**EXERCISE DATA**:
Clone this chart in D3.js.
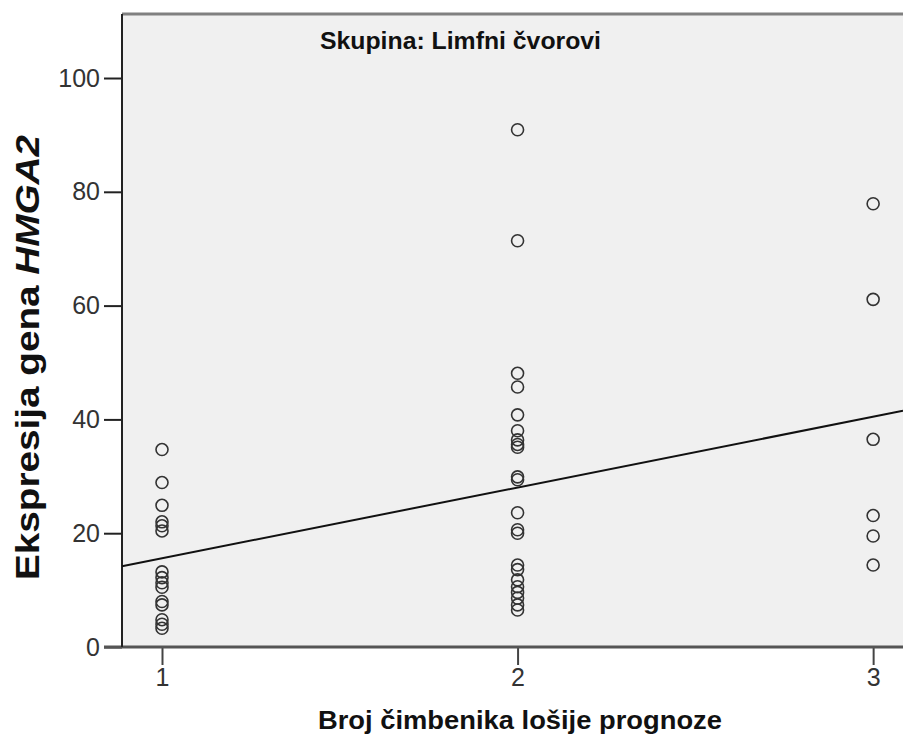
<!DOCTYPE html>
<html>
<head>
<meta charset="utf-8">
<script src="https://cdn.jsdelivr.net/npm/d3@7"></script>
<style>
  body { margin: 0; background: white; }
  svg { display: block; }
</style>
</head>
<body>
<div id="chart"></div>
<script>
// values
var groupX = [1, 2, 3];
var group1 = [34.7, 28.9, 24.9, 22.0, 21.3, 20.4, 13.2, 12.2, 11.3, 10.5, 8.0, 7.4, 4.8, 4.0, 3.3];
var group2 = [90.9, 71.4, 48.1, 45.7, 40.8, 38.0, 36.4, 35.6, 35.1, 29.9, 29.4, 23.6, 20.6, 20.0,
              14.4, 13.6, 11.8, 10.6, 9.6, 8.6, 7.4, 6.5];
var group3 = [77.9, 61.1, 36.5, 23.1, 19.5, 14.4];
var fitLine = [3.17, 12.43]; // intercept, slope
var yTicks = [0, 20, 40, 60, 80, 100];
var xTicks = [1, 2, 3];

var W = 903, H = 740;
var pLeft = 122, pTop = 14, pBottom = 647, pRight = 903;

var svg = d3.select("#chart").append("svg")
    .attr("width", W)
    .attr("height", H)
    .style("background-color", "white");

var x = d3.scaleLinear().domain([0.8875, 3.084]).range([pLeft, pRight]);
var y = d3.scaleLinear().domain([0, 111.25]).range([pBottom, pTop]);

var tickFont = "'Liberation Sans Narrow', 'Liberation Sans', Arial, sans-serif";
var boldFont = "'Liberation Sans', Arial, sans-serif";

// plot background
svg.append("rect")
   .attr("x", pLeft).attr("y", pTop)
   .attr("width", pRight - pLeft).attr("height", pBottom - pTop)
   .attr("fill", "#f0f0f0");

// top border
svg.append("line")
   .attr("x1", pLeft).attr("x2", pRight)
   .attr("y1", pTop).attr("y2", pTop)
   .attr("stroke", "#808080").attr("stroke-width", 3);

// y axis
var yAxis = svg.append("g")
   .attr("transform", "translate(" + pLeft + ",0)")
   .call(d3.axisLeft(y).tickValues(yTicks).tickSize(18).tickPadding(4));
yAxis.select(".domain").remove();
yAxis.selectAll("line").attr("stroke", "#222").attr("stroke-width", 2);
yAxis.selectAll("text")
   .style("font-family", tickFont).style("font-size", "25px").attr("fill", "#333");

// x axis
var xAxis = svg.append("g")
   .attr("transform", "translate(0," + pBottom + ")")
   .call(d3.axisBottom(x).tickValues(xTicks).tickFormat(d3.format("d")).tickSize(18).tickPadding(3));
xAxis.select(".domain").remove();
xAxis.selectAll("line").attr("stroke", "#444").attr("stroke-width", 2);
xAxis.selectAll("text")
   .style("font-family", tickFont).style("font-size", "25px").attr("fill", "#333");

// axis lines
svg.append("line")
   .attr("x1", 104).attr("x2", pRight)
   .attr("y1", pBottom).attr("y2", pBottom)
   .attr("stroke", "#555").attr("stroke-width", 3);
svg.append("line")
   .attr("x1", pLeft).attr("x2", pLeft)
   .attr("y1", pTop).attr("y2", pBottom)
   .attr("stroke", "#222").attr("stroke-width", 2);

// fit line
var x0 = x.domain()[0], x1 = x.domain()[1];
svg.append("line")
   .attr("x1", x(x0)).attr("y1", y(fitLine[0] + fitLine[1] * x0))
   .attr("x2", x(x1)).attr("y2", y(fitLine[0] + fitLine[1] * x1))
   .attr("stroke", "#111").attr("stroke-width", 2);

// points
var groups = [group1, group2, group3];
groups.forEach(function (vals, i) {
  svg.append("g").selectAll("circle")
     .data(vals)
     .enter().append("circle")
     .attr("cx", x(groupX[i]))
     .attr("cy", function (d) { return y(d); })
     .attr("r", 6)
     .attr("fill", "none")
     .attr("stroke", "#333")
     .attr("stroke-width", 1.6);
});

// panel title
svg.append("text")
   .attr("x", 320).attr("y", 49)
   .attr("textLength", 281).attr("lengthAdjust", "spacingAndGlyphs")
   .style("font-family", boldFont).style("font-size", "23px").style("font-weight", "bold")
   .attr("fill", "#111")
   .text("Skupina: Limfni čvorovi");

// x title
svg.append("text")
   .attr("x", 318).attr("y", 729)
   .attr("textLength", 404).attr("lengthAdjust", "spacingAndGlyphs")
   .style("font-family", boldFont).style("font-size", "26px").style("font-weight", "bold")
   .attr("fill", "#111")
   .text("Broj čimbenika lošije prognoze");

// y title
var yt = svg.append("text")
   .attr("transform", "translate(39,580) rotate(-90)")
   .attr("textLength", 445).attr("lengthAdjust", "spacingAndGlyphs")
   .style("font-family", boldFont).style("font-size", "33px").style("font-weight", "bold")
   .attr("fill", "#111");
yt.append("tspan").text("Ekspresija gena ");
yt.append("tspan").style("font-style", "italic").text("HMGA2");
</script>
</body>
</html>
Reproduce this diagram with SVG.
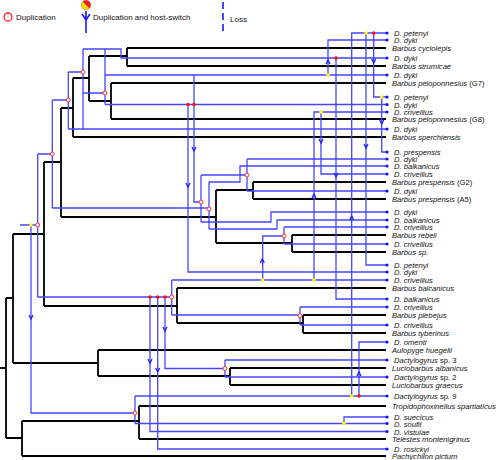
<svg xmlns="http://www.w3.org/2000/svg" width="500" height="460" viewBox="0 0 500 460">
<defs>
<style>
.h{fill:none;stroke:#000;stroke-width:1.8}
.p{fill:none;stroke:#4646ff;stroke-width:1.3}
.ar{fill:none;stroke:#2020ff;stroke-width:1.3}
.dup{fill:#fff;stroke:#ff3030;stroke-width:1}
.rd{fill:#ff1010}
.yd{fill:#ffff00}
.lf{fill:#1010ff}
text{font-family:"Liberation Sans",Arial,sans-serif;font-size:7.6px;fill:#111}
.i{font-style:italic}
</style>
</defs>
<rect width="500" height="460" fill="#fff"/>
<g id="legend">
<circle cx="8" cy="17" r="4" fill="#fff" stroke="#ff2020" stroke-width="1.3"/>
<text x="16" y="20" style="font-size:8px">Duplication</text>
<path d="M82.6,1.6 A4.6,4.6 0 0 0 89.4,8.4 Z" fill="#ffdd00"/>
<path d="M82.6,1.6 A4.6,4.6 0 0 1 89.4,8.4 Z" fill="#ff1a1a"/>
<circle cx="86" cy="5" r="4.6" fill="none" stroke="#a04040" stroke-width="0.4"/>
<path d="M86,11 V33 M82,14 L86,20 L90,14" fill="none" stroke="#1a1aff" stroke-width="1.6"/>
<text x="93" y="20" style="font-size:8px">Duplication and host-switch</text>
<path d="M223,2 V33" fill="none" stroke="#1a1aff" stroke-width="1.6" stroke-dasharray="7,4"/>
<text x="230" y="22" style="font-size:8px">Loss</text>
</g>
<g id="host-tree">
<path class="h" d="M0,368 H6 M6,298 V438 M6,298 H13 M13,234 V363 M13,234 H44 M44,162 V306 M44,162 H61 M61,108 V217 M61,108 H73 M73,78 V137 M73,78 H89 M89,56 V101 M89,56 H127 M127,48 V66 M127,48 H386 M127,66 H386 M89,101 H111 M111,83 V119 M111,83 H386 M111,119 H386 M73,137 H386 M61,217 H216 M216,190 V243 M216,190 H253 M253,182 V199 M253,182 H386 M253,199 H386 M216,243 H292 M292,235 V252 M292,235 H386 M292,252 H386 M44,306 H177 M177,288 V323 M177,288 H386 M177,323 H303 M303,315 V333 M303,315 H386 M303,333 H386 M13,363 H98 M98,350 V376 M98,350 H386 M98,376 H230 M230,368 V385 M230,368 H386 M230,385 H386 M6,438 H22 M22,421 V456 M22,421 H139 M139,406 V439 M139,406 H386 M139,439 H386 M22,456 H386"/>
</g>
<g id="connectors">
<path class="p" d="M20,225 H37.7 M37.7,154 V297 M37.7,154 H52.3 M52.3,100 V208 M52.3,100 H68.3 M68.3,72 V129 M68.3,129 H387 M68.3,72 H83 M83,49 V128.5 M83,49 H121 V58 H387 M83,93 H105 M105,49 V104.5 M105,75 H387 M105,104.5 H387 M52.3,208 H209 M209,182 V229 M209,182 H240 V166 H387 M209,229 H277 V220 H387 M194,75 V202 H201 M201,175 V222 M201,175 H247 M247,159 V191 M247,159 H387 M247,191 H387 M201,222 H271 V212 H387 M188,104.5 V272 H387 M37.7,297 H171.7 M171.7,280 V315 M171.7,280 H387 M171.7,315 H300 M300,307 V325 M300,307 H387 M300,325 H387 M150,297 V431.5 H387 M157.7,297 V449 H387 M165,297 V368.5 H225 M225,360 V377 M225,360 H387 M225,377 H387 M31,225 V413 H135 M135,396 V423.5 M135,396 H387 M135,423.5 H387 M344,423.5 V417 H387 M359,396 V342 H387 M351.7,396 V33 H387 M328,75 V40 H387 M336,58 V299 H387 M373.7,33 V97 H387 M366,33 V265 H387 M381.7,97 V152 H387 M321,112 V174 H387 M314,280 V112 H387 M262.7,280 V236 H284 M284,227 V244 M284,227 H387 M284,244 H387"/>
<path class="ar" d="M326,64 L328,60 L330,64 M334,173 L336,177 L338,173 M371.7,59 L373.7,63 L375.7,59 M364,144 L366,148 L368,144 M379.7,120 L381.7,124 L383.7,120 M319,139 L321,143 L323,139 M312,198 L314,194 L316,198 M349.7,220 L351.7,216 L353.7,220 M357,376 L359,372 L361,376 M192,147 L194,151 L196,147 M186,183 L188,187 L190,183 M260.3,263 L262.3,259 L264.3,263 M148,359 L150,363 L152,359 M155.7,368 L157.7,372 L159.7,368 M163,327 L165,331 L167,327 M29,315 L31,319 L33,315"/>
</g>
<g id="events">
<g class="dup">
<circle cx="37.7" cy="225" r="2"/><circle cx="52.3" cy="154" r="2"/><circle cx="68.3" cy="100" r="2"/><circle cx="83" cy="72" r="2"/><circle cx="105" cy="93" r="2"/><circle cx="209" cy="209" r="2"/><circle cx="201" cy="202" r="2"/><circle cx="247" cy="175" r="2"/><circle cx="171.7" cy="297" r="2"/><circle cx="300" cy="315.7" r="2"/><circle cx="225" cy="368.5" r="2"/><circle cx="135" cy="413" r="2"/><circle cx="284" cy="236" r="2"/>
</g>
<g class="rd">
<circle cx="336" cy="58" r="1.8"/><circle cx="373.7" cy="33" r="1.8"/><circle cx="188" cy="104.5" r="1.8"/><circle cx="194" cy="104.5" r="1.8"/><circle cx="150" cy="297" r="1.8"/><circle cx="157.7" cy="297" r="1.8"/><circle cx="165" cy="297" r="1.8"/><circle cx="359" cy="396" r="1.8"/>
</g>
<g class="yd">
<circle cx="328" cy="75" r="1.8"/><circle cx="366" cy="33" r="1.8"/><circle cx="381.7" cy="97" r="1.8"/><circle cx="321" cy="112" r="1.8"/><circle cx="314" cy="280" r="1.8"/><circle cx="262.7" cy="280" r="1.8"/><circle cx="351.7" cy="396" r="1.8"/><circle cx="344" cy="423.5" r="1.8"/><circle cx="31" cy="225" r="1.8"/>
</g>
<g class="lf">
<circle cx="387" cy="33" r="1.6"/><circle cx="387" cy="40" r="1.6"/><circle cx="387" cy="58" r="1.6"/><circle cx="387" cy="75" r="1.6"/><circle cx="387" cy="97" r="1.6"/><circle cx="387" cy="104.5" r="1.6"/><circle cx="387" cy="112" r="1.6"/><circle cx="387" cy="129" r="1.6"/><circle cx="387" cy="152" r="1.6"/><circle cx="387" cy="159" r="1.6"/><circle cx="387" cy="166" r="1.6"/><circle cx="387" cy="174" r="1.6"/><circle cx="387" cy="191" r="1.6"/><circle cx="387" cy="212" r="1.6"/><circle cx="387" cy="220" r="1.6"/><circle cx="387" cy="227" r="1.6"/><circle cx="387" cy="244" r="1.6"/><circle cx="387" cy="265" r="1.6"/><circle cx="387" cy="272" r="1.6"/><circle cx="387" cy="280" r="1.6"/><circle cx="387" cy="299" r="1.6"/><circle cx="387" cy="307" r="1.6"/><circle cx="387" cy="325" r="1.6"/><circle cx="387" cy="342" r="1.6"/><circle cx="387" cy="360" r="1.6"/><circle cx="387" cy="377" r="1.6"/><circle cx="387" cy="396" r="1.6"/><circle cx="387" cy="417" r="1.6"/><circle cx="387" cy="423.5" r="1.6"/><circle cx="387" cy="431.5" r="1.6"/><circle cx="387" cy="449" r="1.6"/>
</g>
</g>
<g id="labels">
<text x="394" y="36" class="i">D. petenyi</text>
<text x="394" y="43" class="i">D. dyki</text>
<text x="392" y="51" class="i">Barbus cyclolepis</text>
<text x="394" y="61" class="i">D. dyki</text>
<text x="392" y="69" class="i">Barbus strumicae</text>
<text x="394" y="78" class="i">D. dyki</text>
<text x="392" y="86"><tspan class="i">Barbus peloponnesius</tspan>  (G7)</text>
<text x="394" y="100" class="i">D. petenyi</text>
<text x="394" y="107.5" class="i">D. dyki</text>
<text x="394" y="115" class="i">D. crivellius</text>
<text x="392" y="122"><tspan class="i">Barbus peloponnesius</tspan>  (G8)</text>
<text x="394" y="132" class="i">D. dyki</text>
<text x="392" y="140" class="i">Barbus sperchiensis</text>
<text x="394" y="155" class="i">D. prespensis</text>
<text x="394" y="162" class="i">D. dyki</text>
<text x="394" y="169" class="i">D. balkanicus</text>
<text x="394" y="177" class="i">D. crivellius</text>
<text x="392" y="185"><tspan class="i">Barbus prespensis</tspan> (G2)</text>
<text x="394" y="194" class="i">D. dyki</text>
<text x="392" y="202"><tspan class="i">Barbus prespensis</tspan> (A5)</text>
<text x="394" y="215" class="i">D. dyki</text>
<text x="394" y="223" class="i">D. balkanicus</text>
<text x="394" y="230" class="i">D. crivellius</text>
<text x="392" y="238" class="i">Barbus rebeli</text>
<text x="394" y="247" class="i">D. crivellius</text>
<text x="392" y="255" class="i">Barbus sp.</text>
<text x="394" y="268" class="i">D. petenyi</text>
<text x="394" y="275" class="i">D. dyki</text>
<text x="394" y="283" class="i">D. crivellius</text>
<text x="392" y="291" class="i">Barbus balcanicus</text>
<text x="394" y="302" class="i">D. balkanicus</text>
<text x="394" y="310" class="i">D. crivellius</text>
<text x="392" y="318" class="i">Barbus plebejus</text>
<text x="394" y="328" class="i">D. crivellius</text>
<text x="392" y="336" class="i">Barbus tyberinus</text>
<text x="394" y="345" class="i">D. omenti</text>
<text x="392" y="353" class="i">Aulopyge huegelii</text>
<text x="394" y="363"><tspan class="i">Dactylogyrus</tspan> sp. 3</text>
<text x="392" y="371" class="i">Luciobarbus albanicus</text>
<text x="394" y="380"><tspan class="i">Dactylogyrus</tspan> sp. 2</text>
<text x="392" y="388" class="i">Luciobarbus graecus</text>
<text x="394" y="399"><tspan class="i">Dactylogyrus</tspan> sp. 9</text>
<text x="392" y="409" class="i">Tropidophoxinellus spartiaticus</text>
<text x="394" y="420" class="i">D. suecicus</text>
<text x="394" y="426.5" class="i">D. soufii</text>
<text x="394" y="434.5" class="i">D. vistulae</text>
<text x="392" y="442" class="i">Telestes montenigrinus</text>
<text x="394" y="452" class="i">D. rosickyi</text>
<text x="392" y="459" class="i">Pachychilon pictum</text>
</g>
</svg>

**EXERCISE**: Please quote the lines of the material, beginning with the first and ending with the one that contains "var xTicks = [1, 2, 3];", exactly as written and without any pictures.

**RESPONSE TO THIS TASK**:
Clone this chart in D3.js.
<!DOCTYPE html>
<html>
<head>
<meta charset="utf-8">
<script src="https://cdn.jsdelivr.net/npm/d3@7"></script>
<style>
  body { margin: 0; background: white; }
  svg { display: block; }
</style>
</head>
<body>
<div id="chart"></div>
<script>
// values
var groupX = [1, 2, 3];
var group1 = [34.7, 28.9, 24.9, 22.0, 21.3, 20.4, 13.2, 12.2, 11.3, 10.5, 8.0, 7.4, 4.8, 4.0, 3.3];
var group2 = [90.9, 71.4, 48.1, 45.7, 40.8, 38.0, 36.4, 35.6, 35.1, 29.9, 29.4, 23.6, 20.6, 20.0,
              14.4, 13.6, 11.8, 10.6, 9.6, 8.6, 7.4, 6.5];
var group3 = [77.9, 61.1, 36.5, 23.1, 19.5, 14.4];
var fitLine = [3.17, 12.43]; // intercept, slope
var yTicks = [0, 20, 40, 60, 80, 100];
var xTicks = [1, 2, 3];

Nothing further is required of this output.